Oman has signed a deal for oil and gas exploration with a Lebanese company, one month after Lebanon approved its first offshore energy exploration, state media said Wednesday.
Beirut-based Petroleb would drill exploratory wells to assess oil reserves in the Al-Afif concession area of southern Oman, inland from the Yemeni and Saudi Arabian borders, said the official ONA news agency.
Oman aims to "increase oil reserves and raise production rates in the sultanate" and discover new fields, the oil and gas ministry's director of planning and research Saleh bin Ali Anbouri said in a statement carried by ONA.
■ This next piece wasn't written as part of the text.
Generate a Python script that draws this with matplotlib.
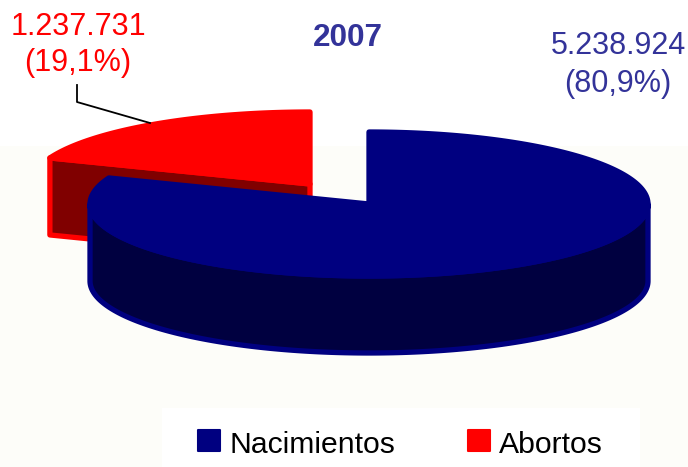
import numpy as np
import matplotlib
matplotlib.use("Agg")
import matplotlib.pyplot as plt
from matplotlib.patches import Polygon, Rectangle

plt.rcParams['font.family'] = ['Liberation Sans', 'DejaVu Sans']

categories = ["Nacimientos", "Abortos"]
values = [5238924, 1237731]
labels = ["5.238.924\n(80,9%)", "1.237.731\n(19,1%)"]
colors = ["#000080", "#ff0000"]
side_colors = ["#000040", "#800000"]
title = "2007"

# pie layout in pixels
rx = 279
ry = 72
depth = 77
blue_c = (369, 204)
red_c = (310, 184)
edge = 3.8

frac = values[0] / sum(values)
cut = frac * 2 * np.pi   # clockwise from 12 o'clock


def rim(c, a):
    return np.column_stack([c[0] + rx * np.sin(a), c[1] - ry * np.cos(a)])


fig = plt.figure(figsize=(6.88, 4.67), dpi=100)
ax = fig.add_axes([0, 0, 1, 1])
ax.set_xlim(0, 688)
ax.set_ylim(467, 0)
ax.axis('off')

ax.add_patch(Rectangle((0, 146), 688, 321, fc="#fdfdf9", ec="none", zorder=0))
ax.add_patch(Rectangle((162, 408), 478, 59, fc="white", ec="none", zorder=1))

# red slice, pulled out
a = np.linspace(cut, 2 * np.pi, 120)
arc = rim(red_c, a)
face = np.vstack([[red_c], arc])
wall = np.array([arc[0], red_c, [red_c[0], red_c[1] + depth], arc[0] + [0, depth]])
ax.add_patch(Polygon(wall, fc=side_colors[1], ec=colors[1], lw=edge, joinstyle='round', zorder=2))
ax.add_patch(Polygon(face, fc=colors[1], ec=colors[1], lw=edge, joinstyle='round', zorder=3))

# blue slice
a = np.linspace(np.pi / 2, 3 * np.pi / 2, 200)
arc = rim(blue_c, a)
side = np.vstack([arc, (arc + [0, depth])[::-1]])
ax.add_patch(Polygon(side, fc=side_colors[0], ec=colors[0], lw=edge, joinstyle='round', zorder=4))
a = np.linspace(0, cut, 300)
face = np.vstack([[blue_c], rim(blue_c, a)])
ax.add_patch(Polygon(face, fc=colors[0], ec=colors[0], lw=edge, joinstyle='round', zorder=5))

# leader line
ax.plot([77, 77, 150], [85, 102, 123], color="black", lw=1.3, zorder=6)

ax.text(348, 38, title, color="#333399", fontsize=22.7, fontweight='bold', ha='center', va='center')
ax.text(618, 65, labels[0], color="#333399", fontsize=22, ha='center', va='center', linespacing=1.32)
ax.text(78, 45, labels[1], color="#ff0000", fontsize=22, ha='center', va='center', linespacing=1.3)

# legend
for x, c, t in zip([198, 468], colors, categories):
    ax.add_patch(Rectangle((x, 430), 22, 21, fc=c, ec=c, lw=1.5, joinstyle='round', zorder=6))
    ax.text(x + 31, 445, t, color="black", fontsize=21.7, ha='left', va='center')

fig.savefig("out.png", dpi=100)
Like other energy-rich Gulf states, Oman was hit hard by the slump in oil prices since mid-2014 and joined an agreement by oil producers to cut output in a bid to shore up prices.
Revenues are up three percent from last year at an estimated at $24.7 billion.
Spending, however, is projected at $32.5 billion, seven percent higher than last year, according to the finance ministry.
The deal with Petroleb is small by regional standards, with an estimated investment value of $20 million for Oman in the first three-year phase and between $20 and $40 million in the second phase.
Lebanon last month approved a bid for offshore oil and gas exploration off its own Mediterranean coast – a vision for years hampered by political instability and domestic wrangling.
That deal was awarded to the only bidder, an international consortium including France's Total and Russia's Novatek.